Тем не менее анализ западного мира в «Непреднамеренных последствиях» представляет большой интерес. Дипак Лал кратко перечисляет широко распространенные в исторической социологии причины возвышения Запада – важность городов-государств для купцов и коммерции, развитие коммерческого договорного права, признание государством частной собственности, а также «греческий дух любознательности». Он даже ссылается на Дугласа Норта, признавая тем самым значение институционализма [Там же: 92–93]. Но его собственный вклад в исследования сводится к анализу происхождения западного индивидуализма, без которого ничего подобного в Европе не возникло бы.
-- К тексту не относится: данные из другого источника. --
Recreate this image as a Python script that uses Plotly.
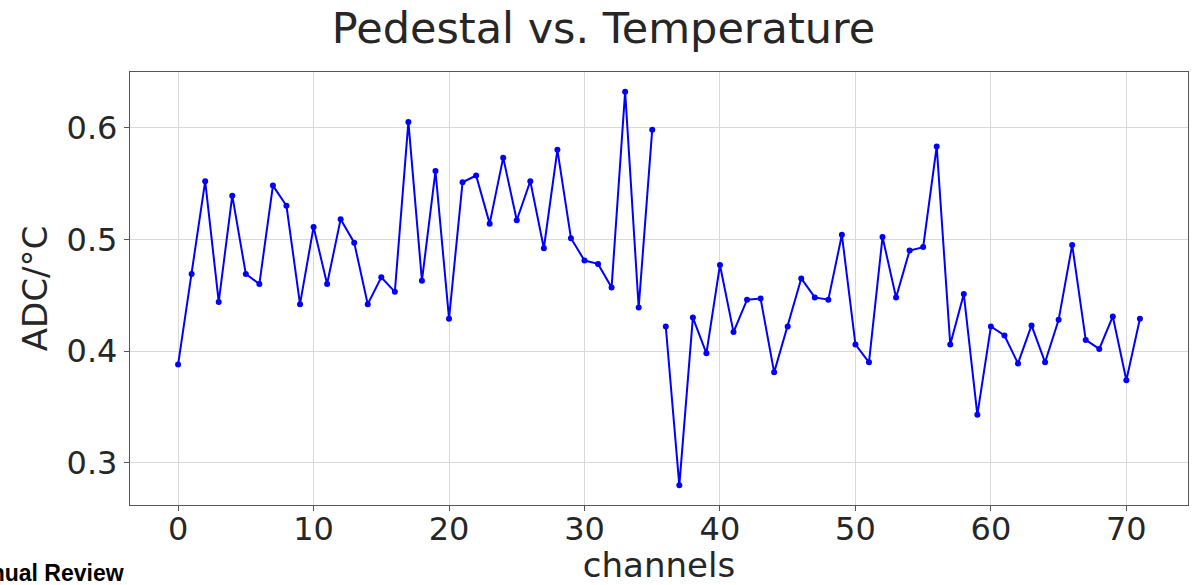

Скажем, его родная Индия была в давние времена похожа на Европу тем, что (в отличие от Китая) оказалась раздроблена на малые, конкурирующие между собой государства. Но духа индивидуализма там не возникло, а потому не возникло и европейского развития.

Европейский индивидуализм произошел из так называемой папской революции, которую совершили в VI и в XI веках римские понтифики Григорий I и Григорий VII. Они боролись со светским миром за власть и имущество, стремясь сделать католическую церковь более сильной и богатой. Для этого, по Дипаку Лалу, ссылающемуся на историка Джека Гуди, папы стремились ослабить семью, запретив близкородственные браки, усыновление и сожительство, а также идеализируя девственность и безбрачие. Логика здесь такова: чем сложнее будет рожать детей, чем дольше будут подыскиваться сексуальные партнеры, чем больше клириков будет соблюдать целибат и чем больше людей останется без наследников, тем больше имущества по завещанию отойдет к церкви и тем сильнее она в конечном счете станет [Там же: 104–107]. Более того, Дипак Лал полагает (правда, без особых на то оснований), что церковь в Средние века поддерживала независимость молодежи в выборе брачных партнеров, в устроении собственного домохозяйства и в переходе от полной заботы о своих стариках к договорным отношениям с ними. Родители могли лишить детей наследства, а дети могли не кормить пожилых родителей, оставив их, скажем, на попечение церкви, гильдий или манора. Таким образом, в Европе еще в давние времена возникла нуклеарная семья, а это, с точки зрения нашего автора, фактически породило индивидуализм [Там же: 108–111].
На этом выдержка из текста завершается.